La descripción de las navidades actuales es tal como está en el escrito, lastimosamente. Nuestras navidades conservan la esencia de la luz de Belén y las disfrutamos en familia sin grandes pretensiones económicas, sino centrados en el amor, que hace que sean “un estado del alma”. Liliana Páez Silva, Bogotá.

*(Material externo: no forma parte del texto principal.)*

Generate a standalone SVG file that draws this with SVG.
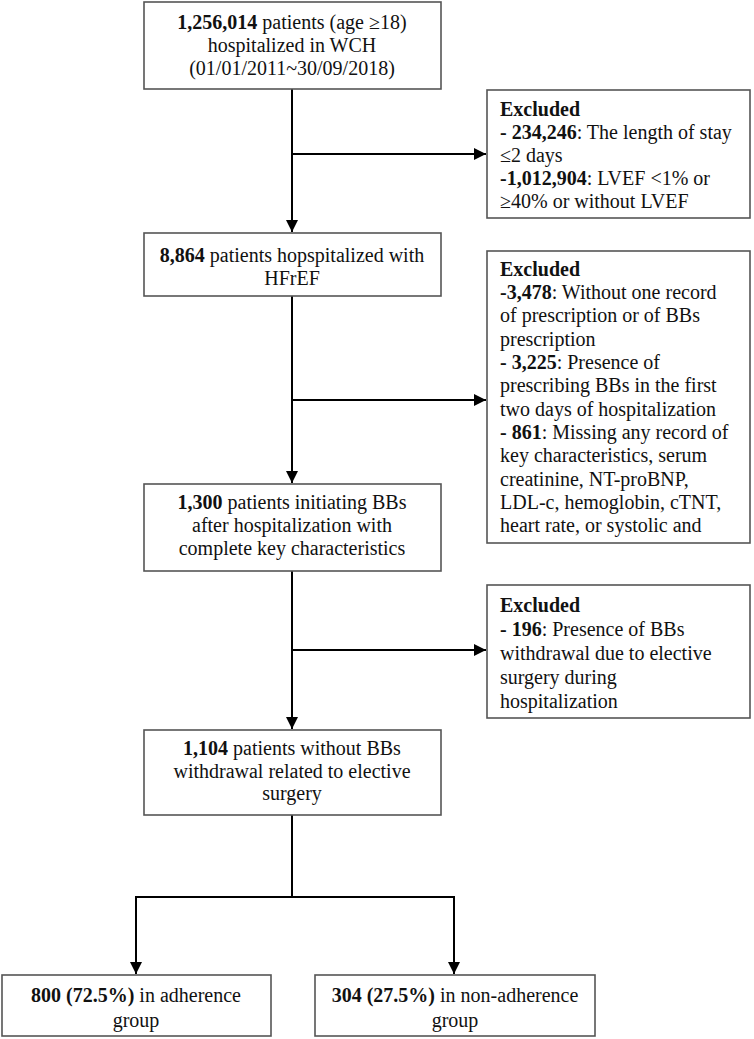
<svg xmlns="http://www.w3.org/2000/svg" width="754" height="1039" viewBox="0 0 754 1039">
<style>
.box{fill:#fff;stroke:#555;stroke-width:1.6}
text{font-family:"Liberation Serif","Times New Roman",serif;font-size:20px;fill:#111}
.c{text-anchor:middle}
.b{font-weight:bold}
.ln{fill:none;stroke:#000;stroke-width:2}
</style>
<defs>
<marker id="ah" viewBox="0 0 10 10" refX="10" refY="5" markerWidth="12" markerHeight="12" markerUnits="userSpaceOnUse" orient="auto">
<path d="M0,0 L10,5 L0,10 z" fill="#000"/>
</marker>
</defs>
<rect width="754" height="1039" fill="#fff"/>
<g id="connectors">
<line class="ln" x1="292" y1="89" x2="292" y2="232" marker-end="url(#ah)"/>
<line class="ln" x1="292" y1="154" x2="486" y2="154" marker-end="url(#ah)"/>
<line class="ln" x1="292" y1="296" x2="292" y2="483" marker-end="url(#ah)"/>
<line class="ln" x1="292" y1="400" x2="486" y2="400" marker-end="url(#ah)"/>
<line class="ln" x1="292" y1="571" x2="292" y2="729" marker-end="url(#ah)"/>
<line class="ln" x1="292" y1="650" x2="486" y2="650" marker-end="url(#ah)"/>
<polyline class="ln" points="292,815 292,897"/>
<polyline class="ln" points="136,974 136,897 454,897 454,974" marker-start="url(#ah)" marker-end="url(#ah)" style="marker-start:none"/>
<line class="ln" x1="136" y1="897" x2="136" y2="974" marker-end="url(#ah)"/>
</g>
<g id="n1">
<rect class="box" x="144" y="2" width="297" height="87"/>
<text class="c" x="292" y="29"><tspan class="b">1,256,014</tspan> patients (age ≥18)</text>
<text class="c" x="292" y="52">hospitalized in WCH</text>
<text class="c" x="292" y="75">(01/01/2011~30/09/2018)</text>
</g>
<g id="e1">
<rect class="box" x="487" y="90" width="263" height="128"/>
<text x="500" y="116" class="b">Excluded</text>
<text x="500" y="139"><tspan class="b">- 234,246</tspan>: The length of stay</text>
<text x="500" y="162">≤2 days</text>
<text x="500" y="185"><tspan class="b">-1,012,904</tspan>: LVEF &lt;1% or</text>
<text x="500" y="208">≥40% or without LVEF</text>
</g>
<g id="n2">
<rect class="box" x="144" y="233" width="297" height="63"/>
<text class="c" x="292" y="262"><tspan class="b">8,864</tspan> patients hopspitalized with</text>
<text class="c" x="292" y="285">HFrEF</text>
</g>
<g id="e2">
<rect class="box" x="487" y="251" width="263" height="292"/>
<text x="500" y="276" class="b">Excluded</text>
<text x="500" y="299"><tspan class="b">-3,478</tspan>: Without one record</text>
<text x="500" y="322">of prescription or of BBs</text>
<text x="500" y="346">prescription</text>
<text x="500" y="369"><tspan class="b">- 3,225</tspan>: Presence of</text>
<text x="500" y="392">prescribing BBs in the first</text>
<text x="500" y="416">two days of hospitalization</text>
<text x="500" y="439"><tspan class="b">- 861</tspan>: Missing any record of</text>
<text x="500" y="462">key characteristics, serum</text>
<text x="500" y="486">creatinine, NT-proBNP,</text>
<text x="500" y="509">LDL-c, hemoglobin, cTNT,</text>
<text x="500" y="532">heart rate, or systolic and</text>
</g>
<g id="n3">
<rect class="box" x="144" y="484" width="297" height="87"/>
<text class="c" x="292" y="509"><tspan class="b">1,300</tspan> patients initiating BBs</text>
<text class="c" x="292" y="532">after hospitalization with</text>
<text class="c" x="292" y="555">complete key characteristics</text>
</g>
<g id="e3">
<rect class="box" x="487" y="585" width="263" height="133"/>
<text x="500" y="612" class="b">Excluded</text>
<text x="500" y="636"><tspan class="b">- 196</tspan>: Presence of BBs</text>
<text x="500" y="660">withdrawal due to elective</text>
<text x="500" y="684">surgery during</text>
<text x="500" y="708">hospitalization</text>
</g>
<g id="n4">
<rect class="box" x="144" y="730" width="297" height="85"/>
<text class="c" x="292" y="755"><tspan class="b">1,104</tspan> patients without BBs</text>
<text class="c" x="292" y="778">withdrawal related to elective</text>
<text class="c" x="292" y="800">surgery</text>
</g>
<g id="n5">
<rect class="box" x="2" y="975" width="269" height="61"/>
<text class="c" x="136" y="1002"><tspan class="b">800 (72.5%)</tspan> in adherence</text>
<text class="c" x="136" y="1027">group</text>
</g>
<g id="n6">
<rect class="box" x="315" y="975" width="280" height="61"/>
<text class="c" x="455" y="1002"><tspan class="b">304 (27.5%)</tspan> in non-adherence</text>
<text class="c" x="455" y="1027">group</text>
</g>
</svg>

Así es. Tristemente la Navidad se ha convertido en un verdadero y cruel negocio para satisfacer los irrefrenables deseos de los niños de hoy. La sociedad ha cambiado, las costumbres también, y debiera optarse por un regalo sencillo y necesario, poniendo de presente que, en la mayoría de los casos, el dinero no alcanza ni es posible satisfacer esos pedidos estrafalarios y agobiantes. Esa actitud sería parte de la formación que los padres están obligados a dar a sus hijos: si no hay dinero y ellos no razonan, habrá que explicarles amorosamente que un pantalón y una camiseta o un suéter son un lindo y útil regalo, así los demás se llenen de cosas inútiles, costosas e innecesarias. Inés Blanco, Bogotá.
Esta columna es la resonancia perfecta de la Navidad actual y el lamento justo por lo perdido de la celebración de antaño, esa que nos correspondió disfrutar en nuestra bella y lejana época. Gustavo Valencia García, Armenia.